Full-time telework can be a blessing; however, it can also prove to be a source of great consternation. This effect can be far more extreme for those who are not used it. If you are not careful, your days can quickly start to feel repetitive. Where you feel like you’re experiencing the same day over and over again, until the day of the week begins to lack any real meaning, just like the movie. I personally struggled with this a great deal, and it took a lot of work to combat that feeling.

Prior to accepting the AGR position that I serve in at the 439th Airlift Wing, I held a fully remote position with a defense contractor based out of South Carolina. I performed full-time telework for six years.
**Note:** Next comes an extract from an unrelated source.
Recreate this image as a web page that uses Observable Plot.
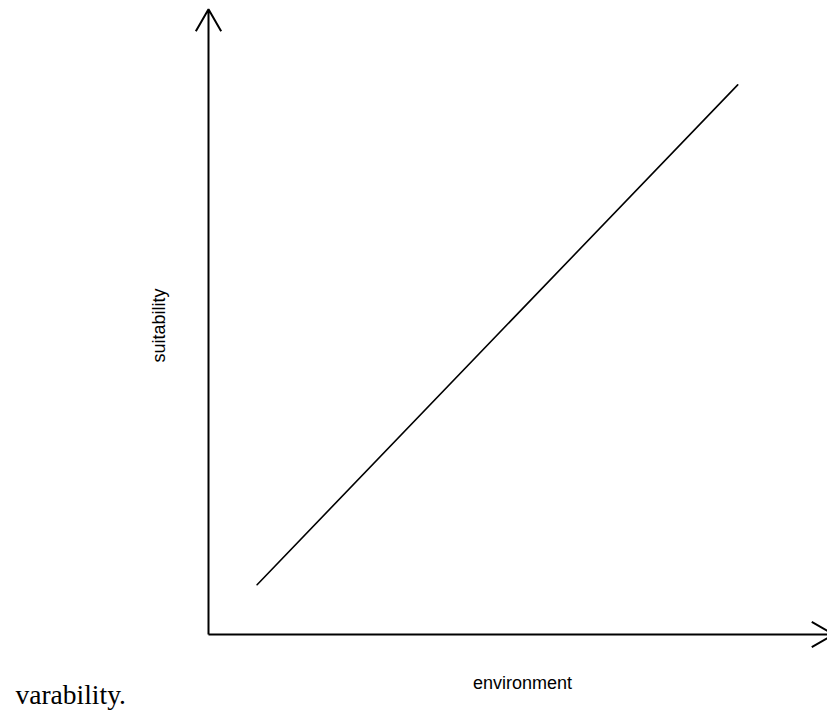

The initial adjustment period was difficult; and like many things in life, there were good and bad parts to this new life I found myself in. But, over time, I discovered methods that allowed me to be both more productive and healthier. I would like to take some time and share some of those methods with you, hopefully they help.

Your daily routines are important. Keep them! Your work life is your work life, and your personal life is personal. Do your best to keep them separate. Set boundaries and enforce them. Start and end work at the same time you would if you were going into work. Take your lunch break. Set aside time for physical fitness. And when you’re done for the day, be done for the day.

When these worlds start to mesh together, you can feel trapped. It’s hard to escape when you’re already at home.

Get ready for work in the morning

This will help maintain that separation. If possible, set aside a separate space in your home that is your “work space”. This doesn’t have to be a separate room; it could just be a distinct space in a room. Try not to use it for anything else. This will help keep you focused. It is very easy to get distracted when working from home. Feeling like you’re not being productive is one of the great stressors of full-time teleworking.


Social distancing is not social isolation. Complete isolation can be quite damaging. At a minimum, I make a deliberate effort to communicate over the phone with someone once in the morning, and once in the afternoon. With today’s technology we also have ready access to video calling; leverage that technology to your advantage. Be creative in how you communicate.

Go outside

Respect distancing, and be safe. However, distancing does not mean that you must hide in your home. Go for a walk, or a drive. Warmer weather is coming, exercise outside. Anything that will get you outside and out of your house will help.

And finally, remember that you are important!

It’s easy to fall into the trap that what you are doing doesn’t matter. I speak from personal experience. I felt that way several times about my past career. When you’re dealing with intangible things, it’s difficult to assign value to them. What we do is important, you are important. Never forget that.